*Work to complete*
All of the data should be output character for character, except the pictures.

..........

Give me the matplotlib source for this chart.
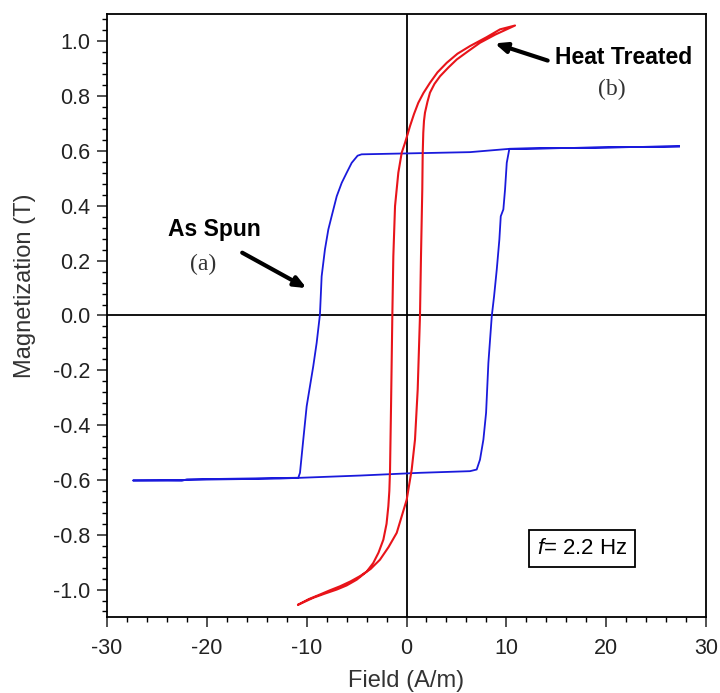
import numpy as np
import matplotlib.pyplot as plt

# As spun loop (blue)
spun_x = [27.3, 10.3, 6.36, -4.5, -4.9, -5.49, -5.99, -6.49, -6.99, -7.5, -7.83,
          -8.17, -8.5, -8.67, -9.0, -9.34, -9.67, -10.0, -10.34, -10.67, -10.84,
          -22.0, -22.5, -27.4,
          -22.5, -12.7, -4.66, 1.35, 6.36, 7.03, 7.36, 7.7, 7.97, 8.2, 8.54, 8.77,
          9.04, 9.3, 9.44, 9.7, 9.87, 10.04, 10.3, 27.3]
spun_y = [0.617, 0.608, 0.596, 0.588, 0.583, 0.557, 0.521, 0.484, 0.435, 0.362, 0.314,
          0.241, 0.143, 0.004, -0.1, -0.185, -0.258, -0.331, -0.453, -0.574, -0.592,
          -0.598, -0.603, -0.602,
          -0.600, -0.595, -0.584, -0.574, -0.568, -0.562, -0.526, -0.453, -0.355, -0.173, -0.002, 0.07,
          0.168, 0.277, 0.362, 0.387, 0.46, 0.557, 0.608, 0.617]

# Heat treated loop (red): ascending branch then descending branch
heat_x = [-10.84, -9.8, -8.67, -7.7, -6.66, -5.6, -4.66, -3.6, -2.66, -1.8, -0.98, -0.5,
          0.02, 0.52, 0.85, 1.12, 1.35, 1.45, 1.58, 1.62, 1.68, 1.75, 1.85, 2.1, 2.35,
          2.8, 3.36, 4.2, 5.03, 6.2, 7.36, 8.9, 10.87,
          9.37, 8.0, 6.36, 5.1, 4.03, 3.1, 2.35, 1.7, 1.18, 0.75, 0.35, 0.1, -0.15,
          -0.48, -0.82, -1.15, -1.32, -1.42, -1.55, -1.65, -1.72, -1.82, -2.0, -2.32,
          -2.8, -3.33, -4.0, -4.99, -6.0, -6.99, -8.2, -9.34, -10.84]
heat_y = [-1.055, -1.035, -1.018, -1.003, -0.988, -0.97, -0.951, -0.925, -0.891, -0.845, -0.793, -0.735,
          -0.672, -0.562, -0.453, -0.27, 0.0, 0.216, 0.46, 0.588, 0.667, 0.71, 0.74, 0.78, 0.813,
          0.845, 0.873, 0.905, 0.934, 0.965, 0.995, 1.025, 1.058,
          1.044, 1.015, 0.983, 0.955, 0.922, 0.887, 0.849, 0.812, 0.776, 0.735, 0.691, 0.66, 0.63,
          0.594, 0.521, 0.399, 0.216, 0.0, -0.331, -0.562, -0.64, -0.696, -0.76, -0.818,
          -0.865, -0.903, -0.935, -0.964, -0.985, -1.0, -1.015, -1.03, -1.055]

x_ticks = [-30, -20, -10, 0, 10, 20, 30]
y_ticks = [-1.0, -0.8, -0.6, -0.4, -0.2, 0.0, 0.2, 0.4, 0.6, 0.8, 1.0]

plt.rcParams['font.family'] = ['Liberation Sans', 'DejaVu Sans']
plt.rcParams['mathtext.fontset'] = 'custom'
plt.rcParams['mathtext.it'] = 'Liberation Sans:italic'
plt.rcParams['mathtext.rm'] = 'Liberation Sans'

fig = plt.figure(figsize=(7.2, 6.93), dpi=100)
ax = fig.add_axes([0.1486, 0.1097, 0.832, 0.8701])

ax.axhline(0, color='black', lw=1.3, zorder=1)
ax.axvline(0, color='black', lw=1.3, zorder=1)
ax.plot(spun_x, spun_y, color='#1a1adc', lw=1.3, zorder=2)
ax.plot(heat_x, heat_y, color='#e8141a', lw=1.5, zorder=3)

ax.set_xlim(-30, 30)
ax.set_ylim(-1.1, 1.1)
ax.set_xticks(x_ticks)
ax.set_yticks(y_ticks)
ax.set_xticks(np.arange(-30, 31, 2), minor=True)
ax.set_yticks(np.arange(-1.08, 1.1, 0.04), minor=True)
ax.set_xticklabels([str(v) for v in x_ticks])
ax.set_yticklabels(['%.1f' % v for v in y_ticks])
ax.tick_params(which='major', direction='out', length=7, width=1.1,
               labelsize=15.5, pad=5, colors='#222222')
ax.tick_params(axis='x', which='major', pad=8)
ax.tick_params(which='minor', direction='out', length=3.5, width=1.0)
for s in ax.spines.values():
    s.set_linewidth(1.3)

ax.set_xlabel('Field (A/m)', fontsize=17, color='#333333')
ax.set_ylabel('Magnetization (T)', fontsize=17, color='#333333')
ax.xaxis.set_label_coords(0.5, -0.088)
ax.yaxis.set_label_coords(-0.118, 0.55)

ax.annotate('', xy=(-9.77, 0.095), xytext=(-16.7, 0.234),
            arrowprops=dict(arrowstyle='-|>,head_length=0.7,head_width=0.3',
                            color='black', lw=3))
ax.text(-19.2, 0.315, 'As Spun', fontsize=16.5, fontweight='bold',
        ha='center', va='center')
ax.text(-20.4, 0.185, '(a)', fontsize=17, family='Liberation Serif',
        color='#333333', ha='center', va='center')

ax.annotate('', xy=(8.57, 0.996), xytext=(14.4, 0.927),
            arrowprops=dict(arrowstyle='-|>,head_length=0.7,head_width=0.3',
                            color='black', lw=3))
ax.text(14.9, 0.94, 'Heat Treated', fontsize=16.5, fontweight='bold',
        ha='left', va='center')
ax.text(20.6, 0.825, '(b)', fontsize=17, family='Liberation Serif',
        color='#333333', ha='center', va='center')

ax.text(17.6, -0.85, '$f$= 2.2 Hz', fontsize=16, ha='center', va='center',
        bbox=dict(boxstyle='square,pad=0.35', fc='white', ec='black', lw=1.3))

fig.savefig('out.png', dpi=100)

..........

*Exercise answer*
Give me the matplotlib source for this chart.
import numpy as np
import matplotlib.pyplot as plt

# As spun loop (blue)
spun_x = [27.3, 10.3, 6.36, -4.5, -4.9, -5.49, -5.99, -6.49, -6.99, -7.5, -7.83,
          -8.17, -8.5, -8.67, -9.0, -9.34, -9.67, -10.0, -10.34, -10.67, -10.84,
          -22.0, -22.5, -27.4,
          -22.5, -12.7, -4.66, 1.35, 6.36, 7.03, 7.36, 7.7, 7.97, 8.2, 8.54, 8.77,
          9.04, 9.3, 9.44, 9.7, 9.87, 10.04, 10.3, 27.3]
spun_y = [0.617, 0.608, 0.596, 0.588, 0.583, 0.557, 0.521, 0.484, 0.435, 0.362, 0.314,
          0.241, 0.143, 0.004, -0.1, -0.185, -0.258, -0.331, -0.453, -0.574, -0.592,
          -0.598, -0.603, -0.602,
          -0.600, -0.595, -0.584, -0.574, -0.568, -0.562, -0.526, -0.453, -0.355, -0.173, -0.002, 0.07,
          0.168, 0.277, 0.362, 0.387, 0.46, 0.557, 0.608, 0.617]

# Heat treated loop (red): ascending branch then descending branch
heat_x = [-10.84, -9.8, -8.67, -7.7, -6.66, -5.6, -4.66, -3.6, -2.66, -1.8, -0.98, -0.5,
          0.02, 0.52, 0.85, 1.12, 1.35, 1.45, 1.58, 1.62, 1.68, 1.75, 1.85, 2.1, 2.35,
          2.8, 3.36, 4.2, 5.03, 6.2, 7.36, 8.9, 10.87,
          9.37, 8.0, 6.36, 5.1, 4.03, 3.1, 2.35, 1.7, 1.18, 0.75, 0.35, 0.1, -0.15,
          -0.48, -0.82, -1.15, -1.32, -1.42, -1.55, -1.65, -1.72, -1.82, -2.0, -2.32,
          -2.8, -3.33, -4.0, -4.99, -6.0, -6.99, -8.2, -9.34, -10.84]
heat_y = [-1.055, -1.035, -1.018, -1.003, -0.988, -0.97, -0.951, -0.925, -0.891, -0.845, -0.793, -0.735,
          -0.672, -0.562, -0.453, -0.27, 0.0, 0.216, 0.46, 0.588, 0.667, 0.71, 0.74, 0.78, 0.813,
          0.845, 0.873, 0.905, 0.934, 0.965, 0.995, 1.025, 1.058,
          1.044, 1.015, 0.983, 0.955, 0.922, 0.887, 0.849, 0.812, 0.776, 0.735, 0.691, 0.66, 0.63,
          0.594, 0.521, 0.399, 0.216, 0.0, -0.331, -0.562, -0.64, -0.696, -0.76, -0.818,
          -0.865, -0.903, -0.935, -0.964, -0.985, -1.0, -1.015, -1.03, -1.055]

x_ticks = [-30, -20, -10, 0, 10, 20, 30]
y_ticks = [-1.0, -0.8, -0.6, -0.4, -0.2, 0.0, 0.2, 0.4, 0.6, 0.8, 1.0]

plt.rcParams['font.family'] = ['Liberation Sans', 'DejaVu Sans']
plt.rcParams['mathtext.fontset'] = 'custom'
plt.rcParams['mathtext.it'] = 'Liberation Sans:italic'
plt.rcParams['mathtext.rm'] = 'Liberation Sans'

fig = plt.figure(figsize=(7.2, 6.93), dpi=100)
ax = fig.add_axes([0.1486, 0.1097, 0.832, 0.8701])

ax.axhline(0, color='black', lw=1.3, zorder=1)
ax.axvline(0, color='black', lw=1.3, zorder=1)
ax.plot(spun_x, spun_y, color='#1a1adc', lw=1.3, zorder=2)
ax.plot(heat_x, heat_y, color='#e8141a', lw=1.5, zorder=3)

ax.set_xlim(-30, 30)
ax.set_ylim(-1.1, 1.1)
ax.set_xticks(x_ticks)
ax.set_yticks(y_ticks)
ax.set_xticks(np.arange(-30, 31, 2), minor=True)
ax.set_yticks(np.arange(-1.08, 1.1, 0.04), minor=True)
ax.set_xticklabels([str(v) for v in x_ticks])
ax.set_yticklabels(['%.1f' % v for v in y_ticks])
ax.tick_params(which='major', direction='out', length=7, width=1.1,
               labelsize=15.5, pad=5, colors='#222222')
ax.tick_params(axis='x', which='major', pad=8)
ax.tick_params(which='minor', direction='out', length=3.5, width=1.0)
for s in ax.spines.values():
    s.set_linewidth(1.3)

ax.set_xlabel('Field (A/m)', fontsize=17, color='#333333')
ax.set_ylabel('Magnetization (T)', fontsize=17, color='#333333')
ax.xaxis.set_label_coords(0.5, -0.088)
ax.yaxis.set_label_coords(-0.118, 0.55)

ax.annotate('', xy=(-9.77, 0.095), xytext=(-16.7, 0.234),
            arrowprops=dict(arrowstyle='-|>,head_length=0.7,head_width=0.3',
                            color='black', lw=3))
ax.text(-19.2, 0.315, 'As Spun', fontsize=16.5, fontweight='bold',
        ha='center', va='center')
ax.text(-20.4, 0.185, '(a)', fontsize=17, family='Liberation Serif',
        color='#333333', ha='center', va='center')

ax.annotate('', xy=(8.57, 0.996), xytext=(14.4, 0.927),
            arrowprops=dict(arrowstyle='-|>,head_length=0.7,head_width=0.3',
                            color='black', lw=3))
ax.text(14.9, 0.94, 'Heat Treated', fontsize=16.5, fontweight='bold',
        ha='left', va='center')
ax.text(20.6, 0.825, '(b)', fontsize=17, family='Liberation Serif',
        color='#333333', ha='center', va='center')

ax.text(17.6, -0.85, '$f$= 2.2 Hz', fontsize=16, ha='center', va='center',
        bbox=dict(boxstyle='square,pad=0.35', fc='white', ec='black', lw=1.3))

fig.savefig('out.png', dpi=100)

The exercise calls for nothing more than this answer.